GIVEN DATA:

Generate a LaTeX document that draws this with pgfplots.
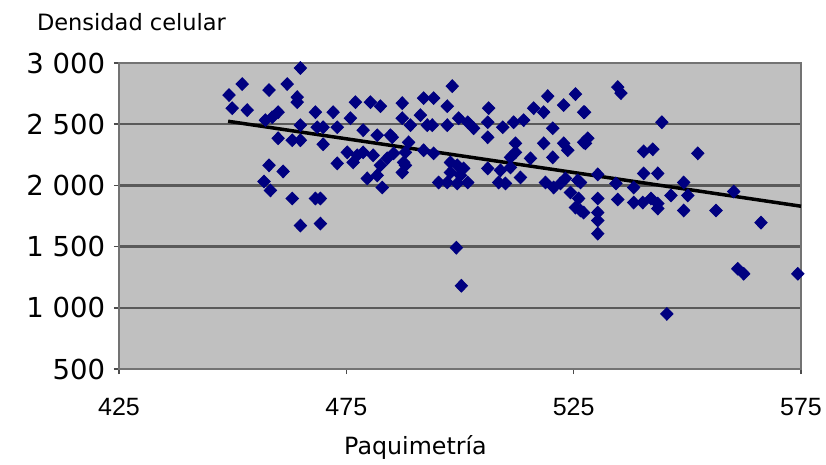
\documentclass[border=0pt]{standalone}
\usepackage{pgfplots}
\pgfplotsset{compat=1.18}
\usepackage{pgfplotstable}
\usepackage{fontspec}
\setmainfont{DejaVu Sans}
\newfontfamily\tickfont{Liberation Sans}

\definecolor{plotbg}{HTML}{C0C0C0}
\definecolor{navy}{HTML}{000080}
\definecolor{gridgray}{HTML}{5A5A5A}

% paquimetria vs densidad celular
\pgfplotstableread{
x y
449.2 2738
452.1 2828
449.9 2631
453.2 2615
458.0 2779
462.0 2828
464.9 2959
464.2 2721
464.2 2680
468.2 2598
472.1 2598
477.0 2680
480.3 2680
482.5 2647
460.0 2598
458.7 2557
457.2 2533
475.9 2549
464.9 2492
468.6 2475
469.9 2475
473.0 2475
460.0 2385
463.1 2369
464.9 2369
469.9 2336
478.7 2451
481.8 2410
485.1 2393
475.2 2270
477.4 2246
478.7 2270
476.5 2188
473.0 2180
480.9 2246
482.5 2164
484.0 2221
479.6 2057
481.8 2082
482.9 1983
458.0 2164
461.1 2114
456.9 2032
458.3 1959
463.1 1893
468.2 1893
469.3 1893
464.9 1672
469.3 1688
498.3 2811
487.3 2672
492.0 2713
494.2 2713
497.2 2647
506.3 2631
487.3 2549
491.3 2574
489.1 2492
492.8 2492
493.9 2492
497.2 2492
499.7 2549
501.7 2516
503.0 2467
484.7 2410
506.1 2516
506.1 2393
509.4 2475
511.8 2516
514.0 2533
516.2 2631
518.4 2598
519.3 2729
522.8 2656
525.4 2746
527.2 2598
520.4 2467
518.4 2344
522.8 2344
523.7 2287
527.2 2352
520.4 2229
488.7 2352
488.0 2270
488.0 2164
487.3 2106
487.6 2188
485.4 2262
492.0 2287
494.2 2262
497.9 2188
499.4 2164
500.8 2139
497.9 2106
500.1 2082
497.2 2024
499.4 2016
495.3 2024
501.7 2024
512.2 2344
512.2 2270
511.1 2229
515.5 2221
506.1 2139
508.9 2123
511.1 2147
508.5 2024
510.0 2016
513.3 2065
518.8 2024
520.6 1983
522.1 2016
523.2 2057
525.9 2041
524.3 1942
526.1 1893
525.4 1819
526.5 1795
499.2 1491
500.3 1180
534.7 2803
535.4 2754
527.4 2598
544.4 2516
528.1 2385
527.6 2344
540.4 2278
542.4 2295
552.3 2262
526.5 2024
530.3 2090
540.4 2098
543.5 2098
549.2 2024
560.2 1950
534.3 2016
538.2 1983
530.3 1893
534.7 1885
538.2 1860
540.2 1860
542.0 1893
543.5 1852
546.4 1918
550.1 1918
530.3 1778
543.5 1811
549.2 1795
556.3 1795
530.3 1713
530.3 1606
527.2 1778
566.2 1696
561.1 1319
562.4 1278
574.3 1278
545.5 950
}\cells

\begin{document}
\begin{tikzpicture}[x=1pt,y=1pt]
\path[use as bounding box] (-47.6,-38) rectangle (282.8,147.6);
\begin{axis}[
    at={(0,0)}, anchor=south west,
    width=272.8pt, height=122.4pt, scale only axis,
    xmin=425, xmax=575, ymin=500, ymax=3000,
    xtick={425,475,525,575},
    ytick={500,1000,1500,2000,2500,3000},
    yticklabels={500,1 000,1 500,2 000,2 500,3 000},
    /pgf/number format/assume math mode=true,
    axis background/.style={fill=plotbg},
    ymajorgrids, grid style={gridgray, line width=0.9pt},
    axis line style={draw=black!55, line width=0.8pt},
    tick align=outside, major tick length=2pt,
    tick style={black!70, line width=0.6pt},
    xtick pos=bottom, ytick pos=left,
    xticklabel style={font=\tickfont\fontsize{10}{12}\selectfont, yshift=-6pt},
    yticklabel style={font=\fontsize{11}{13}\selectfont},
    clip=false
]
\addplot[only marks, mark=diamond*, mark size=2.5pt, color=navy,
    mark options={xscale=1.3}] table[x=x, y=y] {\cells};
\addplot[black, line width=1.4pt, mark=none] coordinates {(449,2524) (575,1830)};
\end{axis}
\node[font=\fontsize{9}{11}\selectfont] at (5,138.8) {Densidad celular};
\node[font=\fontsize{9.5}{11}\selectfont] at (118.6,-31.2) {Paquimetría};
\end{tikzpicture}
\end{document}
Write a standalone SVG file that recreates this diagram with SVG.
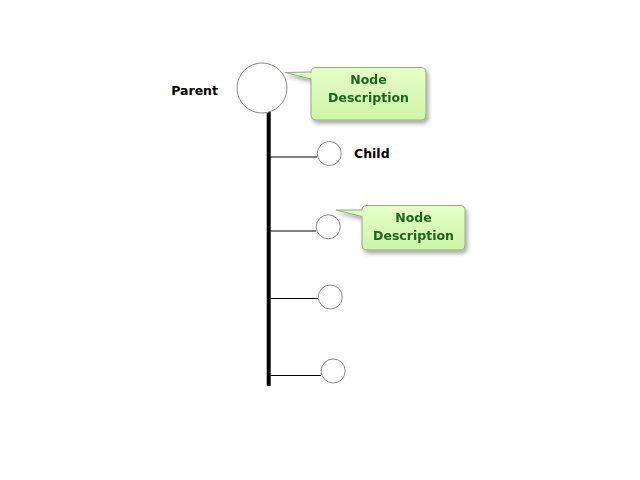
<svg xmlns="http://www.w3.org/2000/svg" width="640" height="480" viewBox="0 0 640 480">
<defs>
<linearGradient id="cg" x1="0" y1="0" x2="0" y2="1">
<stop offset="0" stop-color="#e6ffc8"/>
<stop offset="1" stop-color="#ccf5a6"/>
</linearGradient>
<filter id="sh" x="-20%" y="-20%" width="140%" height="150%">
<feGaussianBlur in="SourceAlpha" stdDeviation="2"/>
<feOffset dx="2" dy="3"/>
<feComponentTransfer><feFuncA type="linear" slope="0.35"/></feComponentTransfer>
<feMerge><feMergeNode/><feMergeNode in="SourceGraphic"/></feMerge>
</filter>
</defs>
<style>
.node{fill:#fff;stroke:#8c8c8c;stroke-width:1}
.lbl{font-family:"DejaVu Sans",Verdana,sans-serif;font-weight:bold;font-size:12.5px;fill:#000}
.call{fill:url(#cg);stroke:#95a882;stroke-width:1}
.ctext{font-family:"DejaVu Sans",Verdana,sans-serif;font-weight:bold;font-size:12.5px;fill:#1a661a;text-anchor:middle}
.conn{stroke:#000;stroke-width:1;fill:none}
</style>
<rect width="640" height="480" fill="#fff"/>
<g id="connectors">
<line x1="268.7" y1="112" x2="268.7" y2="386" stroke="#000" stroke-width="4"/>
<line class="conn" x1="268" y1="157" x2="317" y2="157"/>
<line class="conn" x1="268" y1="231" x2="316" y2="231"/>
<line class="conn" x1="268" y1="298.5" x2="318" y2="298.5"/>
<line class="conn" x1="268" y1="375.5" x2="321" y2="375.5"/>
</g>
<g id="parent">
<circle class="node" cx="262" cy="88" r="25"/>
<text class="lbl" x="218" y="95" text-anchor="end">Parent</text>
</g>
<g id="child1">
<circle class="node" cx="329.3" cy="153.5" r="12"/>
<text class="lbl" x="354" y="158">Child</text>
</g>
<g id="child2">
<circle class="node" cx="328.3" cy="226.8" r="12"/>
</g>
<g id="child3">
<circle class="node" cx="330.3" cy="297" r="12"/>
</g>
<g id="child4">
<circle class="node" cx="333.2" cy="371" r="12"/>
</g>
<g id="callout1" filter="url(#sh)">
<path class="call" d="M316,67.5 H421 Q426,67.5 426,72.5 V115 Q426,120 421,120 H316 Q311,120 311,115 V79 L285,72.5 L311,72 V72.5 Q311,67.5 316,67.5 Z"/>
<text class="ctext" x="368.5" y="84">Node</text>
<text class="ctext" x="368.5" y="102">Description</text>
</g>
<g id="callout2" filter="url(#sh)">
<path class="call" d="M367,205.5 H460 Q465,205.5 465,210.5 V245 Q465,250 460,250 H367 Q362,250 362,245 V216.5 L336,210 L362,210 Q362,205.5 367,205.5 Z"/>
<text class="ctext" x="413.5" y="222">Node</text>
<text class="ctext" x="413.5" y="240">Description</text>
</g>
</svg>
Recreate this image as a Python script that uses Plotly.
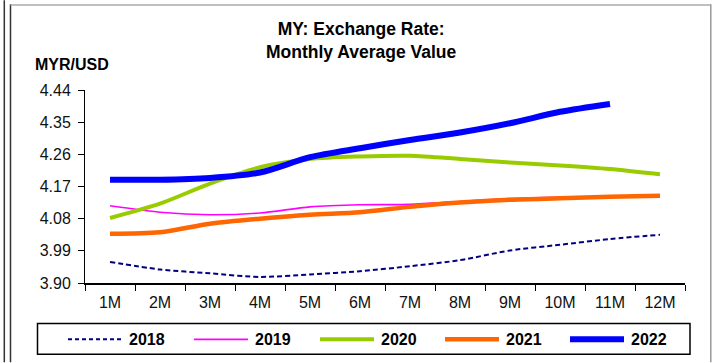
import plotly.graph_objects as go

# Monthly average MYR/USD exchange rate, by year
months = ["1M", "2M", "3M", "4M", "5M", "6M", "7M", "8M", "9M", "10M", "11M", "12M"]

rate_2018 = [3.959, 3.938, 3.927, 3.917, 3.924, 3.933, 3.947, 3.964, 3.991, 4.007, 4.023, 4.035]
rate_2019 = [4.116, 4.098, 4.091, 4.096, 4.113, 4.119, 4.120, 4.128, 4.136, 4.140, 4.141, 4.144]
rate_2020 = [4.082, 4.122, 4.178, 4.224, 4.247, 4.254, 4.256, 4.247, 4.237, 4.229, 4.219, 4.204]
rate_2021 = [4.038, 4.042, 4.066, 4.080, 4.091, 4.098, 4.113, 4.125, 4.133, 4.137, 4.141, 4.144]
rate_2022 = [4.189, 4.189, 4.194, 4.209, 4.252, 4.277, 4.300, 4.321, 4.347, 4.379, 4.401]

y_ticks = [3.90, 3.99, 4.08, 4.17, 4.26, 4.35, 4.44]

series_names = ["2018", "2019", "2020", "2021", "2022"]
series_values = [rate_2018, rate_2019, rate_2020, rate_2021, rate_2022]
series_colors = ["#000080", "#FF00FF", "#99CC00", "#FF6600", "#0000FF"]
series_widths = [2, 1.6, 4, 4.5, 6]
series_dash = ["5px,3px", "solid", "solid", "solid", "solid"]

W, H = 712, 363
L, R, T, B = 85, 685, 90, 283.5  # plot area in pixels


def px_x(x):
    return (x - L) / (R - L)


def px_y(y):
    return (B - y) / (B - T)


FONT = "Liberation Sans, Arial, sans-serif"

fig = go.Figure()
for name, vals, col, wd, dash in zip(series_names, series_values, series_colors,
                                     series_widths, series_dash):
    fig.add_trace(go.Scatter(
        x=months[:len(vals)], y=vals, name=name, mode="lines",
        line=dict(color=col, width=wd, dash=dash, shape="spline", smoothing=0.8),
        showlegend=False,
    ))

shapes = []
annotations = []

# Outer frame
shapes.append(dict(type="line", xref="paper", yref="paper",
                   x0=px_x(4.3), x1=px_x(4.3), y0=px_y(0), y1=px_y(H),
                   line=dict(color="#333333", width=1.5)))
shapes.append(dict(type="line", xref="paper", yref="paper",
                   x0=px_x(10.5), x1=px_x(10.5), y0=px_y(4), y1=px_y(H),
                   line=dict(color="#333333", width=1.5)))
shapes.append(dict(type="line", xref="paper", yref="paper",
                   x0=px_x(10.5), x1=px_x(711), y0=px_y(4.7), y1=px_y(4.7),
                   line=dict(color="#AAAAAA", width=1.5)))
shapes.append(dict(type="line", xref="paper", yref="paper",
                   x0=px_x(710.8), x1=px_x(710.8), y0=px_y(4), y1=px_y(H),
                   line=dict(color="#999999", width=1.5)))

# Legend box
shapes.append(dict(type="rect", xref="paper", yref="paper",
                   x0=px_x(37.5), x1=px_x(690), y0=px_y(324), y1=px_y(355),
                   line=dict(color="#000000", width=1.5), fillcolor="rgba(0,0,0,0)"))

legend_starts = [68, 194, 320, 445, 570]
legend_len = 54
legend_y = 340
for name, col, wd, dash, x0 in zip(series_names, series_colors, series_widths,
                                   series_dash, legend_starts):
    shapes.append(dict(type="line", xref="paper", yref="paper",
                       x0=px_x(x0), x1=px_x(x0 + legend_len),
                       y0=px_y(legend_y), y1=px_y(legend_y),
                       line=dict(color=col, width=wd,
                                 dash="4px,3px" if dash != "solid" else "solid")))
    annotations.append(dict(xref="paper", yref="paper",
                            x=px_x(x0 + legend_len + 5), y=px_y(legend_y),
                            xanchor="left", yanchor="middle", showarrow=False,
                            text="<b>%s</b>" % name,
                            font=dict(family=FONT, size=16, color="#000000")))

# Title and unit label
annotations.append(dict(xref="paper", yref="paper", x=px_x(361), y=px_y(40),
                        xanchor="center", yanchor="middle", showarrow=False,
                        text="<b>MY: Exchange Rate:<br>Monthly Average Value</b>",
                        font=dict(family=FONT, size=17.5, color="#000000")))
annotations.append(dict(xref="paper", yref="paper", x=px_x(33), y=px_y(64),
                        xanchor="left", yanchor="middle", showarrow=False,
                        text="<b>MYR/USD</b>",
                        font=dict(family=FONT, size=16, color="#000000")))

fig.update_layout(
    width=W, height=H,
    margin=dict(l=L, r=W - R, t=T, b=H - B, pad=0),
    paper_bgcolor="white", plot_bgcolor="white",
    shapes=shapes, annotations=annotations,
    showlegend=False,
    xaxis=dict(
        type="category", categoryorder="array", categoryarray=months,
        range=[-0.5, 11.5], tickson="boundaries",
        showline=True, linecolor="#000000", linewidth=1.5,
        ticks="outside", ticklen=6, tickcolor="#000000", tickwidth=1,
        ticklabelstandoff=4,
        showgrid=False, zeroline=False,
        tickfont=dict(family=FONT, size=16, color="#111111"),
    ),
    yaxis=dict(
        range=[3.90, 4.44], tickvals=y_ticks,
        ticktext=["%.2f" % v for v in y_ticks],
        showline=True, linecolor="#000000", linewidth=1,
        ticks="outside", ticklen=6, tickcolor="#000000", tickwidth=1,
        ticklabelstandoff=4,
        showgrid=False, zeroline=False,
        tickfont=dict(family=FONT, size=16, color="#111111"),
    ),
)

fig.write_html("out.html")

WRITTEN INSTRUCTION:
Above are some records; quote exactly and only the lines that begin at the line containing "Recreate this image" and stop after the line containing "L, R, T, B = 85, 685, 90, 283.5", leaving out the pictures.

EXERCISE RESPONSE:
Recreate this image as a Python script that uses Plotly.
import plotly.graph_objects as go

# Monthly average MYR/USD exchange rate, by year
months = ["1M", "2M", "3M", "4M", "5M", "6M", "7M", "8M", "9M", "10M", "11M", "12M"]

rate_2018 = [3.959, 3.938, 3.927, 3.917, 3.924, 3.933, 3.947, 3.964, 3.991, 4.007, 4.023, 4.035]
rate_2019 = [4.116, 4.098, 4.091, 4.096, 4.113, 4.119, 4.120, 4.128, 4.136, 4.140, 4.141, 4.144]
rate_2020 = [4.082, 4.122, 4.178, 4.224, 4.247, 4.254, 4.256, 4.247, 4.237, 4.229, 4.219, 4.204]
rate_2021 = [4.038, 4.042, 4.066, 4.080, 4.091, 4.098, 4.113, 4.125, 4.133, 4.137, 4.141, 4.144]
rate_2022 = [4.189, 4.189, 4.194, 4.209, 4.252, 4.277, 4.300, 4.321, 4.347, 4.379, 4.401]

y_ticks = [3.90, 3.99, 4.08, 4.17, 4.26, 4.35, 4.44]

series_names = ["2018", "2019", "2020", "2021", "2022"]
series_values = [rate_2018, rate_2019, rate_2020, rate_2021, rate_2022]
series_colors = ["#000080", "#FF00FF", "#99CC00", "#FF6600", "#0000FF"]
series_widths = [2, 1.6, 4, 4.5, 6]
series_dash = ["5px,3px", "solid", "solid", "solid", "solid"]

W, H = 712, 363
L, R, T, B = 85, 685, 90, 283.5  # plot area in pixels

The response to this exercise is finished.